* **WHAT TO PRODUCE**
Filter this data down to the lines that hold "chart", and copy them.

════════════════

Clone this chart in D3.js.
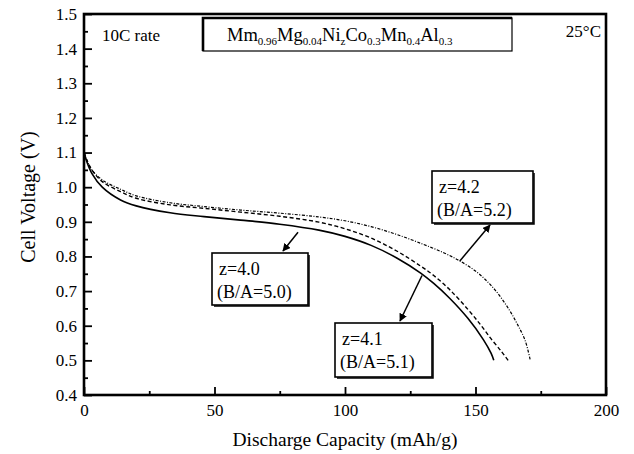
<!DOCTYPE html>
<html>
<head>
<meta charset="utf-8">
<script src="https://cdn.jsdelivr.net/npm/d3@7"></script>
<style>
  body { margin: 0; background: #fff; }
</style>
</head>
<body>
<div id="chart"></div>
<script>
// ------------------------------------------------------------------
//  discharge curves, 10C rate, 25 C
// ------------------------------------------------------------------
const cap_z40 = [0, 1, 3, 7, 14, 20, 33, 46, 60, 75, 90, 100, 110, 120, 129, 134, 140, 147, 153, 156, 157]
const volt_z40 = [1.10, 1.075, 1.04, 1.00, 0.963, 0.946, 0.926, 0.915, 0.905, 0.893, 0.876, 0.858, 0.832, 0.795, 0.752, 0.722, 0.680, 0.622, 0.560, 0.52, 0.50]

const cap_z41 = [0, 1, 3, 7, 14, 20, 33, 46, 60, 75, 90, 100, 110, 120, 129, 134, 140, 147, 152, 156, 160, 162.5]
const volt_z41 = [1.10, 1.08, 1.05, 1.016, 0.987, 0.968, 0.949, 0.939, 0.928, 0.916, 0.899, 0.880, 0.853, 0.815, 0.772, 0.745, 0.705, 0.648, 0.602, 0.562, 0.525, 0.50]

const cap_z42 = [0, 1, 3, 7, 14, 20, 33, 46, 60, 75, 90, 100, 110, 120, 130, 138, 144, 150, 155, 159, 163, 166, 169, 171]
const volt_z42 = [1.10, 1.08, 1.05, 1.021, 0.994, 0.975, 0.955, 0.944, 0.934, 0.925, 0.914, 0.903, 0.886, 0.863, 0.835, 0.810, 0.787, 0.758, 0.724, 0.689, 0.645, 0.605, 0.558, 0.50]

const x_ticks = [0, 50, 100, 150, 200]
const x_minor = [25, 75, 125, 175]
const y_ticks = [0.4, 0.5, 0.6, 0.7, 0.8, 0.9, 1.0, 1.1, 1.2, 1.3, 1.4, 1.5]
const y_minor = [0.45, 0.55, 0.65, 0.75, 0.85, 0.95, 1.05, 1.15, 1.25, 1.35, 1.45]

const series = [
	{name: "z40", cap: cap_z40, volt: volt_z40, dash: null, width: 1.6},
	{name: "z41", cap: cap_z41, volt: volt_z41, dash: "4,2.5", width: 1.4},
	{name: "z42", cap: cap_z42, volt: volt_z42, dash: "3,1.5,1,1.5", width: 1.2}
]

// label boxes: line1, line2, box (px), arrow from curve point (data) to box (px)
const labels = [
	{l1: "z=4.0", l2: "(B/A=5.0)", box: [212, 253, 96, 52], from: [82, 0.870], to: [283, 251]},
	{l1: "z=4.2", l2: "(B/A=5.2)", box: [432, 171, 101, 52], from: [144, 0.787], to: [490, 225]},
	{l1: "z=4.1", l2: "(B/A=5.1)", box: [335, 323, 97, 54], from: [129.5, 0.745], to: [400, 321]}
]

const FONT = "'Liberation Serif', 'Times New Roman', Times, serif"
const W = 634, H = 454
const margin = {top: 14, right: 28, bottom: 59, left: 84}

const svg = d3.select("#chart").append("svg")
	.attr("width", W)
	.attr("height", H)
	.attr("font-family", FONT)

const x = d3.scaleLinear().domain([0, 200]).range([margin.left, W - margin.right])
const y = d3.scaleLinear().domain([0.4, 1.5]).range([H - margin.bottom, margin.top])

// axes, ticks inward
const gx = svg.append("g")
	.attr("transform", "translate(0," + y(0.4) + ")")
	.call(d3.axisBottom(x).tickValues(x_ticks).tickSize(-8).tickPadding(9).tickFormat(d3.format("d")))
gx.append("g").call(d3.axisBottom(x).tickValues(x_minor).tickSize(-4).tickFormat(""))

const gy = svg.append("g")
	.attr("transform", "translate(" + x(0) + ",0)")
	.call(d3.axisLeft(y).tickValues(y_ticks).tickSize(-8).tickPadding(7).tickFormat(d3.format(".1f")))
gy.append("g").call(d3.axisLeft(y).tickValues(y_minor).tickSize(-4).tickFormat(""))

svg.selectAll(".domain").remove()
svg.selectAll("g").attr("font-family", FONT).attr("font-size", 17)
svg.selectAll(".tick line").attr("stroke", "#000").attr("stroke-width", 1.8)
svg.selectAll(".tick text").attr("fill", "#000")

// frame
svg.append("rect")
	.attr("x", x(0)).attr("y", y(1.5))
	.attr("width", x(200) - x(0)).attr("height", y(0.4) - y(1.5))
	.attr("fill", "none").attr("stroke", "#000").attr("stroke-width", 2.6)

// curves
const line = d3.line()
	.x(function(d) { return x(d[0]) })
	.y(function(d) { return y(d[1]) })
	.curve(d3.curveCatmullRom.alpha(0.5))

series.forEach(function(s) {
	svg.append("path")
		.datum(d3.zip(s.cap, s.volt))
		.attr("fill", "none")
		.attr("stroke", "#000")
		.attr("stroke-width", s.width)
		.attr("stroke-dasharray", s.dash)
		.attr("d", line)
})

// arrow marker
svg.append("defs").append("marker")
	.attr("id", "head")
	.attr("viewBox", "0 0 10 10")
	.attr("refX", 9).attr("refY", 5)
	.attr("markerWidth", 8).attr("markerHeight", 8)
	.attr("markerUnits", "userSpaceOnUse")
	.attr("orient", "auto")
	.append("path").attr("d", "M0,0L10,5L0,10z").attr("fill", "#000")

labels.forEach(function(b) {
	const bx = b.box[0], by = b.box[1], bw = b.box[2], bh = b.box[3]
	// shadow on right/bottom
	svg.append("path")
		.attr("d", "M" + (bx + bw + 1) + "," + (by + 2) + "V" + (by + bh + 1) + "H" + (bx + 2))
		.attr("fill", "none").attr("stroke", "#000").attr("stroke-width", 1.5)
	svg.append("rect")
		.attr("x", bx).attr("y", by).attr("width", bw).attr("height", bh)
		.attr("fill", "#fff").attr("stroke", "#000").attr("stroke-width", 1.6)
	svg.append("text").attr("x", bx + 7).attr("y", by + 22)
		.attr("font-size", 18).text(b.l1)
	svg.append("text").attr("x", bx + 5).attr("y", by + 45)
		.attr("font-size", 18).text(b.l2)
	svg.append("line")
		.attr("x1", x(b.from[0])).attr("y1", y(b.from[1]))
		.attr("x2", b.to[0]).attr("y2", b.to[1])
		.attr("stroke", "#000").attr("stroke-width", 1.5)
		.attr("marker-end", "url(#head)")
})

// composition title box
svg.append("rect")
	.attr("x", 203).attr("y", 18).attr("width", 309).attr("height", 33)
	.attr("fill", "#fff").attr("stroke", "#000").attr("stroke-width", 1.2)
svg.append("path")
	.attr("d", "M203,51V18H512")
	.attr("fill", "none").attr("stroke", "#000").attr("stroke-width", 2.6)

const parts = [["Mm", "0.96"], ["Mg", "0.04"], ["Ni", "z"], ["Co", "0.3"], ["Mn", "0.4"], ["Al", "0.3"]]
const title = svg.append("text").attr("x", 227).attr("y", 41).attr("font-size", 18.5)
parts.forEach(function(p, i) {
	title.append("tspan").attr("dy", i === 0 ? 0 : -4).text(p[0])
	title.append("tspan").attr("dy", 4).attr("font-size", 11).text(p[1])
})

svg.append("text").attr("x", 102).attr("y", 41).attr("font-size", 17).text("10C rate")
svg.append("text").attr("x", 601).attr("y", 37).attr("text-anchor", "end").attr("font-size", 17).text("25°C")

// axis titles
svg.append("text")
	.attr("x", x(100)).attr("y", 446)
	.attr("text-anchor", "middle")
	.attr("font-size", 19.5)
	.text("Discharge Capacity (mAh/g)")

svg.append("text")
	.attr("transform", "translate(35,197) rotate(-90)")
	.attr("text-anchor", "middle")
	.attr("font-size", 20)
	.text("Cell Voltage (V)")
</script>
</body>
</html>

════════════════

* **EXPECTED ANSWER**
Clone this chart in D3.js.
<div id="chart"></div>
const svg = d3.select("#chart").append("svg")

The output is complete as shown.